Only a few of other countries have actually moved to a vote based on strategic outcomes approaches. Having said that, all of the witnesses who went to the committee were very supportive of that type of approach. Whether we move from expenditures, which are really well defined accounting terms, and consistency and comparison over time, or something that perhaps is more popularly understood, those are some of the issues that came up, comparing with other Westminster countries, but overall we do well.
Mr. Enns: In terms of Canada's reputation in this area of parliamentary reporting and managing for results, we are world leaders. We are asked all the time to talk to international delegations about these kinds of things.
There are Western democracies that do not have an inventory of what they do. We have departmental program alignment architectures that describe in some detail — not enough; we want to do more to make it more transparent — and outline a range of activities. We know how much things cost, and we are now working toward the next big goal of trying to refine how we measure success against the expected results that we are trying to achieve.

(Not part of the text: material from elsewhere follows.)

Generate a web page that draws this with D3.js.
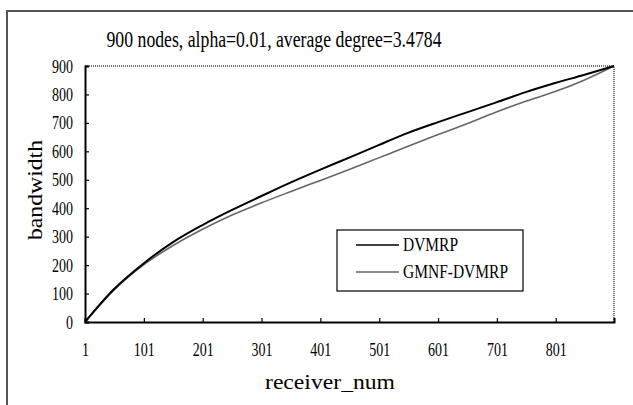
<!DOCTYPE html>
<html>
<head>
<meta charset="utf-8">
<script src="https://cdn.jsdelivr.net/npm/d3@7"></script>
<style>
  body { margin: 0; background: #fff; }
  svg { display: block; font-family: "Liberation Serif", "DejaVu Serif", serif; }
</style>
</head>
<body>
<svg id="chart" width="633" height="405"></svg>
<script>
// data
var receiverNum = [1, 50, 100, 150, 200, 250, 300, 350, 400, 450, 500, 550, 600, 650, 700, 750, 800, 850, 900];
var dvmrp = [0, 115, 205, 280, 340, 393, 442, 490, 535, 578, 622, 665, 702, 737, 772, 808, 840, 869, 900];
var gmnfDvmrp = [0, 112, 200, 268, 325, 375, 418, 458, 497, 536, 577, 618, 658, 697, 738, 776, 810, 851, 900];
var xTicks = [1, 101, 201, 301, 401, 501, 601, 701, 801];
var yTicks = [0, 100, 200, 300, 400, 500, 600, 700, 800, 900];
var seriesNames = ["DVMRP", "GMNF-DVMRP"];

var svg = d3.select("#chart");

// outer frame of the scanned figure
svg.append("rect")
  .attr("x", 7).attr("y", 11)
  .attr("width", 640).attr("height", 420)
  .attr("fill", "none")
  .attr("stroke", "#555")
  .attr("stroke-width", 2);

var plotLeft = 85, plotRight = 614, plotTop = 66, plotBottom = 322;

var x = d3.scaleLinear().domain([1, 900]).range([plotLeft, plotRight]);
var y = d3.scaleLinear().domain([0, 900]).range([plotBottom, plotTop]);

// dotted top / right frame of the plot
svg.append("path")
  .attr("d", `M${plotLeft},${plotTop}H${plotRight}V${plotBottom}`)
  .attr("fill", "none")
  .attr("stroke", "#444")
  .attr("stroke-width", 1.5)
  .attr("stroke-dasharray", "1,1");

// axes
var xAxis = d3.axisBottom(x).tickValues(xTicks).tickSize(-4).tickPadding(21).tickFormat(d3.format("d"));
var yAxis = d3.axisLeft(y).tickValues(yTicks).tickSize(-4).tickPadding(12).tickFormat(d3.format("d"));

var gx = svg.append("g").attr("transform", `translate(0,${plotBottom})`).call(xAxis);
var gy = svg.append("g").attr("transform", `translate(${plotLeft},0)`).call(yAxis);

[gx, gy].forEach(g => {
  g.attr("font-family", null);
  g.select(".domain").attr("stroke", "#000").attr("stroke-width", 2);
  g.selectAll(".tick line").attr("stroke", "#000").attr("stroke-width", 1.2);
  g.selectAll("text")
    .attr("fill", "#000")
    .style("font-family", "Liberation Serif")
    .style("font-size", "19px")
    .attr("textLength", d => String(d).length * 7)
    .attr("lengthAdjust", "spacingAndGlyphs");
});

// lines
var line = d3.line()
  .x((d, i) => x(receiverNum[i]))
  .y(d => y(d))
  .curve(d3.curveMonotoneX);

svg.append("path")
  .datum(gmnfDvmrp)
  .attr("d", line)
  .attr("fill", "none")
  .attr("stroke", "#666")
  .attr("stroke-width", 1.6);

svg.append("path")
  .datum(dvmrp)
  .attr("d", line)
  .attr("fill", "none")
  .attr("stroke", "#000")
  .attr("stroke-width", 2);

// title
svg.append("text")
  .attr("x", 274).attr("y", 47)
  .attr("text-anchor", "middle")
  .attr("textLength", 335)
  .attr("lengthAdjust", "spacingAndGlyphs")
  .style("font-size", "23px")
  .text("900 nodes, alpha=0.01, average degree=3.4784");

// axis titles
svg.append("text")
  .attr("transform", "translate(42,190) rotate(-90)")
  .attr("text-anchor", "middle")
  .attr("textLength", 100)
  .attr("lengthAdjust", "spacingAndGlyphs")
  .style("font-size", "22px")
  .text("bandwidth");

svg.append("text")
  .attr("x", 330).attr("y", 389)
  .attr("text-anchor", "middle")
  .attr("textLength", 130)
  .attr("lengthAdjust", "spacingAndGlyphs")
  .style("font-size", "22px")
  .text("receiver_num");

// legend
var legend = svg.append("g");
legend.append("rect")
  .attr("x", 337).attr("y", 230)
  .attr("width", 186).attr("height", 61)
  .attr("fill", "#fff")
  .attr("stroke", "#000")
  .attr("stroke-width", 1.2);

var legColors = ["#000", "#666"];
seriesNames.forEach((name, i) => {
  var ly = 245 + i * 27;
  legend.append("line")
    .attr("x1", 356).attr("x2", 399)
    .attr("y1", ly).attr("y2", ly)
    .attr("stroke", legColors[i])
    .attr("stroke-width", 1.5);
  legend.append("text")
    .attr("x", 403).attr("y", ly + 6)
    .attr("textLength", i === 0 ? 55 : 105)
    .attr("lengthAdjust", "spacingAndGlyphs")
    .style("font-size", "19px")
    .text(name);
});
</script>
</body>
</html>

We have met with the Philippines, Mexico, Bolivia, Indonesia, South Africa and Japan on two occasions. We are constantly being asked to spend time when people come here; they seek our advice on this.
We think we are on the right track here, but there is a lot of work to do to make this more easily understood and available.
Senator Buth: Thank you for that. Maybe another time we can have a discussion about where the balance is between reporting and doing the programs. At some point, departments can spend so much time reporting that it is difficult for them to complete the programs.
This is the first time that I have looked at pans and priorities, and it is good to see that the departments are clearly linking what they are trying to accomplish to the dollars. Now I am looking forward to going back and taking a look at the DPRs.
The Chair: Thank you, Senator Buth. We will perhaps have another session in the fall looking at the departmental performance reports, particularly Agriculture and Agri-Food Canada, so that we can keep an overview on them.
However, I remind colleagues that we have 92 of these Reports on Plans and Priorities that will be another resource for us as we continue our work on the Main Estimates. We will want to develop another report on the Main Estimates for full supply, which will be forthcoming in late June.
Following on the Main Estimates, tomorrow we have the Canadian Space Agency, the National Research Council Canada and Canadian Heritage. They will be our witnesses, dealing with the Main Estimates — if you wish to go to that resource of the plans and priorities.
On behalf of the Standing Senate Committee on National Finance, it is always a pleasure to have before us the Treasury Board Secretariat of Canada. Mr. Enns, Ms. Thornton and Ms. Preece, thank you very much for being here, and we look forward to our continued dialogue.